WHAT THE TASK REQUIRES:
Which lines in the records below contain the word "this"? Copy each of them.

RECORDS SHOWN:
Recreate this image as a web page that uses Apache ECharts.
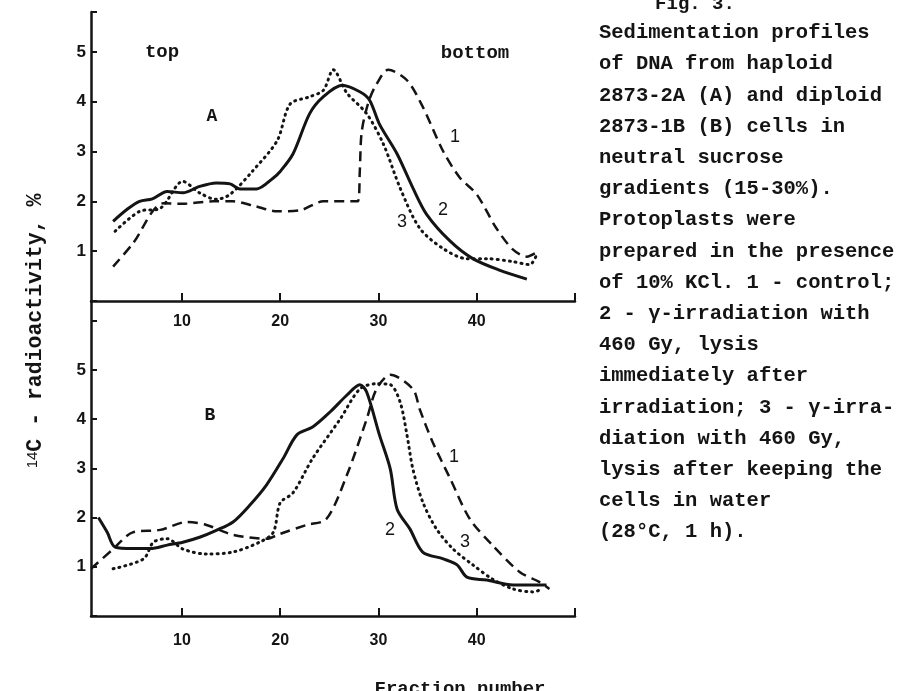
<!DOCTYPE html>
<html>
<head>
<meta charset="utf-8">
<script src="https://cdn.jsdelivr.net/npm/echarts@6/dist/echarts.min.js"></script>
<style>
  html, body { margin: 0; padding: 0; background: #fff; }
  #chart { width: 913px; height: 691px; }
</style>
</head>
<body>
<div id="chart"></div>
<script>
// panel A (haploid)
var a1X = [3, 5, 8.1, 10, 13.2, 15.2, 17.5, 19.7, 22, 24.4, 27.9, 28.1, 28.3, 29, 29.8, 31, 32.9, 34.5, 36.6, 38.3, 40, 42, 43.7, 45.1, 46.2];
var a1Y = [0.69, 1.15, 1.96, 1.95, 2.0, 2.0, 1.9, 1.8, 1.82, 2.0, 2.0, 2.6, 3.4, 4.0, 4.35, 4.64, 4.43, 3.9, 3.0, 2.47, 2.14, 1.46, 1.03, 0.89, 0.99];
var a2X = [3, 4.5, 5.7, 7, 8.5, 10.1, 11.8, 13.5, 14.9, 15.9, 17.6, 19.3, 20, 21.3, 23, 24.4, 26.3, 28.1, 29.1, 30.1, 31.9, 33.5, 34.9, 37.3, 39.6, 42.3, 45.1];
var a2Y = [1.6, 1.85, 2.0, 2.05, 2.2, 2.17, 2.3, 2.37, 2.35, 2.25, 2.25, 2.47, 2.6, 2.95, 3.76, 4.1, 4.33, 4.2, 4.03, 3.55, 2.95, 2.27, 1.74, 1.2, 0.85, 0.62, 0.44];
var a3X = [3.2, 5.7, 7.8, 10.1, 11.8, 13.5, 14.9, 17.2, 19.7, 21, 23, 24.4, 25.4, 26.8, 28.8, 30.5, 32.2, 34.2, 36.6, 39, 41, 43.7, 45.4, 46.1];
var a3Y = [1.4, 1.8, 1.86, 2.4, 2.17, 2.04, 2.14, 2.61, 3.22, 3.95, 4.1, 4.23, 4.64, 4.17, 3.76, 3.15, 2.27, 1.46, 1.05, 0.85, 0.85, 0.79, 0.73, 0.93];

// panel B (diploid)
var b1X = [0.75, 3, 5, 7.8, 10.5, 12.5, 15.2, 18.6, 20, 22.7, 24.7, 26.8, 28.8, 29.8, 31.2, 33.5, 34.2, 35.5, 37.3, 39.3, 41.6, 44.4, 46.4, 47.4];
var b1Y = [0.96, 1.36, 1.7, 1.75, 1.91, 1.85, 1.65, 1.57, 1.67, 1.85, 1.97, 2.87, 4.0, 4.61, 4.9, 4.61, 4.2, 3.54, 2.79, 1.97, 1.44, 0.89, 0.69, 0.55];
var b2X = [1.5, 2.4, 3.2, 5, 6.8, 8.5, 10.1, 11.8, 13.5, 15.2, 16.9, 18.6, 20.3, 21.7, 23.3, 25.1, 26.8, 28.1, 28.8, 30.1, 31.2, 31.9, 33.2, 34.5, 36.6, 38, 39, 41, 43.7, 45.7, 47.1];
var b2Y = [2.0, 1.7, 1.4, 1.37, 1.37, 1.44, 1.5, 1.6, 1.74, 1.91, 2.25, 2.66, 3.2, 3.68, 3.84, 4.15, 4.49, 4.7, 4.55, 3.68, 2.99, 2.17, 1.77, 1.3, 1.16, 1.04, 0.79, 0.73, 0.63, 0.63, 0.63];
var b3X = [3, 6.1, 7.1, 8.5, 10.1, 12.5, 15.2, 17.9, 19.3, 20, 21.3, 23.3, 26.1, 28.1, 29.8, 31.2, 32.2, 32.9, 33.5, 34.5, 35.9, 37.6, 39.6, 41.6, 43.7, 45.7, 46.7];
var b3Y = [0.96, 1.16, 1.5, 1.57, 1.36, 1.26, 1.3, 1.5, 1.7, 2.3, 2.5, 3.2, 4.0, 4.61, 4.72, 4.7, 4.35, 3.68, 2.99, 2.32, 1.77, 1.36, 1.04, 0.75, 0.55, 0.49, 0.55];

var xTicks = [10, 20, 30, 40, 50];
var xLabels = [10, 20, 30, 40];

var caption = [
    'Sedimentation profiles',
    'of DNA from haploid',
    '2873-2A (A) and diploid',
    '2873-1B (B) cells in',
    'neutral sucrose',
    'gradients (15-30%).',
    'Protoplasts were',
    'prepared in the presence',
    'of 10% KCl. 1 - control;',
    '2 - γ-irradiation with',
    '460 Gy, lysis',
    'immediately after',
    'irradiation; 3 - γ-irra-',
    'diation with 460 Gy,',
    'lysis after keeping the',
    'cells in water',
    '(28°C, 1 h).'
];

function pairs(xs, ys) {
    return xs.map(function (x, i) { return [x, ys[i]]; });
}

var ink = '#141414';
var mono = '"Liberation Mono", "DejaVu Sans Mono", monospace';
var sans = '"Liberation Sans", Arial, sans-serif';

function xAxisFor(grid, margin) {
    return {
        type: 'value', gridIndex: grid, min: 0.75, max: 50,
        axisLine: {lineStyle: {color: ink, width: 2.5}},
        axisTick: {inside: true, length: 8, customValues: xTicks, lineStyle: {color: ink, width: 2}},
        axisLabel: {customValues: xLabels, margin: margin, color: ink, fontSize: 16, fontWeight: 'bold', fontFamily: sans},
        splitLine: {show: false}
    };
}

function yAxisFor(grid, max) {
    return {
        type: 'value', gridIndex: grid, min: 0, max: max, interval: 1,
        axisLine: {show: true, lineStyle: {color: ink, width: 2.5}},
        axisTick: {show: true, inside: true, length: 6, lineStyle: {color: ink, width: 2}},
        axisLabel: {
            margin: 5, color: ink, fontSize: 17, fontWeight: 'bold', fontFamily: sans,
            formatter: function (v) { return (v >= 1 && v <= 5) ? v : ''; }
        },
        splitLine: {show: false}
    };
}

function curve(xi, data, kind) {
    var ls = {color: ink, width: 3, type: 'solid'};
    if (kind === 'dash') { ls.width = 2.5; ls.type = [10, 6]; }
    if (kind === 'dot') { ls.width = 3; ls.type = [1, 5]; ls.cap = 'round'; }
    return {
        type: 'line', xAxisIndex: xi, yAxisIndex: xi, data: data,
        smooth: 0.3, symbol: 'none', lineStyle: ls, silent: true
    };
}

function label(text, x, y, font) {
    return {
        type: 'text', x: x, y: y, silent: true,
        style: {text: text, fill: ink, font: font, align: 'center', verticalAlign: 'middle'}
    };
}

var graphics = [
    label('top', 162, 52, 'bold 19px ' + mono),
    label('bottom', 475, 53, 'bold 19px ' + mono),
    label('A', 212, 116, 'bold 18px ' + mono),
    label('B', 210, 415, 'bold 18px ' + mono),
    label('1', 455, 137, '18px ' + sans),
    label('2', 443, 210, '18px ' + sans),
    label('3', 402, 222, '18px ' + sans),
    label('1', 454, 457, '18px ' + sans),
    label('2', 390, 530, '18px ' + sans),
    label('3', 465, 542, '18px ' + sans),
    label('Fraction number', 460, 689, 'bold 19px ' + mono),
    label('Fig. 3.', 695, 4, 'bold 19px ' + mono),
    {
        type: 'text', x: 36, y: 331, rotation: Math.PI / 2, silent: true,
        style: {
            text: '{s|14}C - radioactivity, %', fill: ink,
            font: 'bold 21.5px ' + mono, align: 'center', verticalAlign: 'middle',
            rich: {s: {fontSize: 15, fontFamily: sans, fontWeight: 'normal', verticalAlign: 'top', fill: ink}}
        }
    },
    {
        type: 'text', x: 599, y: 33, silent: true,
        style: {
            text: caption.join('\n'), fill: ink, font: 'bold 20.5px ' + mono,
            lineHeight: 31.2, align: 'left', verticalAlign: 'middle'
        }
    }
];
// caption block is vertically centred on y; shift so first line sits at 33
graphics[graphics.length - 1].y = 33 + (caption.length - 1) * 31.2 / 2;

var chart = echarts.init(document.getElementById('chart'));
chart.setOption({
    backgroundColor: '#fff',
    animation: false,
    grid: [
        {left: 91, top: 12, width: 484, height: 289},
        {left: 91, top: 301, width: 484, height: 315}
    ],
    xAxis: [xAxisFor(0, 13), xAxisFor(1, 17)],
    yAxis: [yAxisFor(0, 5.8), yAxisFor(1, 6.4)],
    series: [
        curve(0, pairs(a1X, a1Y), 'dash'),
        curve(0, pairs(a2X, a2Y), 'solid'),
        curve(0, pairs(a3X, a3Y), 'dot'),
        curve(1, pairs(b1X, b1Y), 'dash'),
        curve(1, pairs(b2X, b2Y), 'solid'),
        curve(1, pairs(b3X, b3Y), 'dot')
    ],
    graphic: graphics
});
</script>
</body>
</html>
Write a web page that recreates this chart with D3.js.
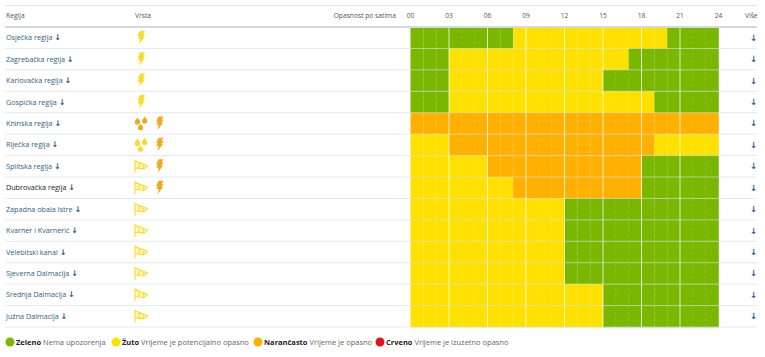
<!DOCTYPE html>
<html lang="hr">
<head>
<meta charset="UTF-8"/>
<title>Opasnost po satima</title>
<script src="https://d3js.org/d3.v7.min.js"></script>
<style>
	html,body{margin:0;padding:0;background:#fff;overflow:hidden;}
	svg{display:block;font-family:"Open Sans",sans-serif;}
</style>
</head>
<body>
<script>

var w=765;
var h=357;

// regions, top to bottom
var regions=["Osječka regija","Zagrebačka regija","Karlovačka regija","Gospićka regija","Kninska regija","Riječka regija","Splitska regija","Dubrovačka regija","Zapadna obala Istre","Kvarner i Kvarnerić","Velebitski kanal","Sjeverna Dalmacija","Srednja Dalmacija","Južna Dalmacija"];

// warning level for every hour 00-23: 0 green, 1 yellow, 2 orange
var osijek   =[0,0,0,0,0,0,0,0,1,1,1,1,1,1,1,1,1,1,1,1,0,0,0,0];
var zagreb   =[0,0,0,1,1,1,1,1,1,1,1,1,1,1,1,1,1,0,0,0,0,0,0,0];
var karlovac =[0,0,0,1,1,1,1,1,1,1,1,1,1,1,1,0,0,0,0,0,0,0,0,0];
var gospic   =[0,0,0,1,1,1,1,1,1,1,1,1,1,1,1,1,1,1,1,0,0,0,0,0];
var knin     =[2,2,2,2,2,2,2,2,2,2,2,2,2,2,2,2,2,2,2,2,2,2,2,2];
var rijeka   =[1,1,1,2,2,2,2,2,2,2,2,2,2,2,2,2,2,2,2,1,1,1,1,1];
var split    =[1,1,1,1,1,1,2,2,2,2,2,2,2,2,2,2,2,2,0,0,0,0,0,0];
var dubrovnik=[1,1,1,1,1,1,1,1,2,2,2,2,2,2,2,2,2,2,0,0,0,0,0,0];
var istra    =[1,1,1,1,1,1,1,1,1,1,1,1,0,0,0,0,0,0,0,0,0,0,0,0];
var kvarner  =[1,1,1,1,1,1,1,1,1,1,1,1,0,0,0,0,0,0,0,0,0,0,0,0];
var velebit  =[1,1,1,1,1,1,1,1,1,1,1,1,0,0,0,0,0,0,0,0,0,0,0,0];
var sjeverna =[1,1,1,1,1,1,1,1,1,1,1,1,0,0,0,0,0,0,0,0,0,0,0,0];
var srednja  =[1,1,1,1,1,1,1,1,1,1,1,1,1,1,1,0,0,0,0,0,0,0,0,0];
var juzna    =[1,1,1,1,1,1,1,1,1,1,1,1,1,1,1,0,0,0,0,0,0,0,0,0];
var levels=[osijek,zagreb,karlovac,gospic,knin,rijeka,split,dubrovnik,istra,kvarner,velebit,sjeverna,srednja,juzna];

// warning type icons per region, name + level
var vrsta=[
	[["bolt",1]],[["bolt",1]],[["bolt",1]],[["bolt",1]],
	[["rain",2],["bolt",2]],
	[["rain",1],["bolt",2]],
	[["wind",1],["bolt",2]],
	[["wind",1],["bolt",2]],
	[["wind",1]],[["wind",1]],[["wind",1]],[["wind",1]],[["wind",1]],[["wind",1]]
];

var hourTicks=[0,3,6,9,12,15,18,21,24];
var hourLabels=["00","03","06","09","12","15","18","21","24"];

var colors=["#79b700","#ffe100","#ffb000","#e2141c"];
var iconColors=["#79b700","#f7dc2e","#eeaa22"];
var legendNames=["Zeleno","Žuto","Narančasto","Crveno"];
var legendTexts=["Nema upozorenja","Vrijeme je potencijalno opasno","Vrijeme je opasno","Vrijeme je izuzetno opasno"];

var padLeft=410.5, padRight=718.5, gridTop=27, gridBottom=327;

var xScale=d3.scaleLinear().domain([0,24]).range([padLeft,padRight]);
var yScale=d3.scaleBand().domain(d3.range(regions.length)).range([gridTop,gridBottom]);

var svg=d3.select("body").append("svg").attr("width",w).attr("height",h);

// hourly cells
var rows=svg.selectAll("g.row").data(levels).enter().append("g")
	.attr("class","row")
	.attr("transform",function(d,i){return "translate(0,"+yScale(i)+")";});

rows.selectAll("rect").data(function(d){return d;}).enter().append("rect")
	.attr("x",function(d,i){return xScale(i);})
	.attr("width",xScale(1)-xScale(0)+0.3)
	.attr("height",yScale.bandwidth()+0.3)
	.attr("fill",function(d){return colors[d];});

// dashed line each hour, white line each third hour
svg.selectAll("line.hour").data(d3.range(1,24).filter(function(d){return d%3!=0;})).enter().append("line")
	.attr("x1",function(d){return xScale(d);})
	.attr("x2",function(d){return xScale(d);})
	.attr("y1",gridTop-3).attr("y2",gridBottom)
	.attr("stroke","#fff").attr("stroke-opacity",0.16).attr("stroke-dasharray","3,3");

svg.selectAll("line.three").data(hourTicks.slice(1,-1)).enter().append("line")
	.attr("x1",function(d){return xScale(d);})
	.attr("x2",function(d){return xScale(d);})
	.attr("y1",gridTop-3).attr("y2",gridBottom)
	.attr("stroke","#fff").attr("stroke-opacity",0.75);

// table lines
svg.append("line").attr("x1",5).attr("x2",757).attr("y1",5.5).attr("y2",5.5).attr("stroke","#dfe1e3");
svg.selectAll("line.sep").data(d3.range(1,regions.length+1)).enter().append("line")
	.attr("x1",5).attr("x2",757)
	.attr("y1",function(d){return yScale.step()*d+gridTop;})
	.attr("y2",function(d){return yScale.step()*d+gridTop;})
	.attr("stroke","#d9dce0").attr("stroke-opacity",0.65);
svg.append("line").attr("x1",5).attr("x2",757).attr("y1",gridTop).attr("y2",gridTop)
	.attr("stroke","#d5d8dc").attr("stroke-width",2);

// header
var header=svg.append("g").attr("font-size",6.7).attr("fill","#555");
header.append("text").attr("x",6).attr("y",18).text("Regija");
header.append("text").attr("x",135).attr("y",18).text("Vrsta");
header.append("text").attr("x",396).attr("y",18).attr("text-anchor","end").text("Opasnost po satima");
header.append("text").attr("x",745).attr("y",18).text("Više");
header.selectAll("text.hour").data(hourLabels).enter().append("text")
	.attr("x",function(d,i){return xScale(hourTicks[i]);})
	.attr("y",18)
	.attr("text-anchor","middle")
	.text(function(d){return d;});

// region names with the arrow
var names=svg.selectAll("text.name").data(regions).enter().append("text")
	.attr("class","name")
	.attr("x",6)
	.attr("y",function(d,i){return yScale(i)+yScale.bandwidth()/2+2.5;})
	.attr("font-size",7.2)
	.attr("fill",function(d,i){return i==7?"#222":"#2f6080";})
	.text(function(d){return d+" ";});
names.append("tspan").attr("font-family","DejaVu Sans").attr("font-weight","bold").attr("font-size",8).attr("fill","#33526b").text("↓");

// arrows in the Više column
svg.selectAll("text.more").data(regions).enter().append("text")
	.attr("x",753.5)
	.attr("y",function(d,i){return yScale(i)+yScale.bandwidth()/2+3;})
	.attr("text-anchor","middle")
	.attr("font-family","DejaVu Sans").attr("font-weight","bold").attr("font-size",8.6)
	.attr("fill","#33629a")
	.text("↓");

// icons, drawn around 0,0
var iconPaths={
	bolt:"M-1,-7 L4,-7 L2.2,-3.8 L4.2,-3.8 L2,-0.8 L3.6,-0.8 L-2,6.5 L-0.8,1.4 L-3.2,1.4 L-1.8,-1.6 L-3.4,-1.6 Z",
	rain:"M-3.4,-6 C-2.4,-4.4 -0.8,-3.2 -0.8,-1.4 A2.7,2.7 0 0 1 -6.2,-1.4 C-6.2,-3.2 -4.4,-4.4 -3.4,-6 Z M3.8,-7 C4.8,-5.4 6.4,-4.2 6.4,-2.4 A2.7,2.7 0 0 1 1,-2.4 C1,-4.2 2.8,-5.4 3.8,-7 Z M-0.4,0.4 C0.6,2 2.2,3.2 2.2,4.2 A2.7,2.7 0 0 1 -3.2,4.2 C-3.2,3.2 -1.4,2 -0.4,0.4 Z",
	wind:"M-6,-6.5 L-6,6.5 M-6,-5.5 L6.5,-0.5 L3,2.6 L-6,1.6 Z M-1.8,-3.8 L-1.8,2.1 M2.2,-2.2 L2.2,2.5"
};

svg.selectAll("g.icons").data(vrsta).enter().append("g")
	.attr("transform",function(d,i){return "translate(0,"+(yScale(i)+yScale.bandwidth()/2)+")";})
	.each(function(list){
		d3.select(this).selectAll("path").data(list).enter().append("path")
			.attr("transform",function(d,i){
				return "translate("+(i==1?159.5:141)+",0)";
			})
			.attr("d",function(d){return iconPaths[d[0]];})
			.attr("fill",function(d){return d[0]=="wind"?"#fdf6c4":iconColors[d[1]];})
			.attr("stroke",function(d){return d[0]=="wind"?iconColors[d[1]]:"none";})
			.attr("stroke-width",1.1);
	});

// legend
var legendX=[10,116,258,380];
var legend=svg.selectAll("g.legend").data(legendNames).enter().append("g")
	.attr("transform",function(d,i){return "translate("+legendX[i]+",342)";});
legend.append("circle").attr("r",4.5).attr("fill",function(d,i){return colors[i];});
legend.append("text")
	.attr("x",6).attr("y",3)
	.attr("font-size",7.5)
	.attr("fill","#666")
	.each(function(d,i){
		var t=d3.select(this);
		t.append("tspan").attr("font-weight","bold").attr("fill","#222").text(d);
		t.append("tspan").text(" "+legendTexts[i]);
	});

</script>
</body>
</html>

RESULT BELOW:
Recreate this image as a web page that uses Apache ECharts.
Write a web page that recreates this chart with D3.js.
		d3.select(this).selectAll("path").data(list).enter().append("path")
		var t=d3.select(this);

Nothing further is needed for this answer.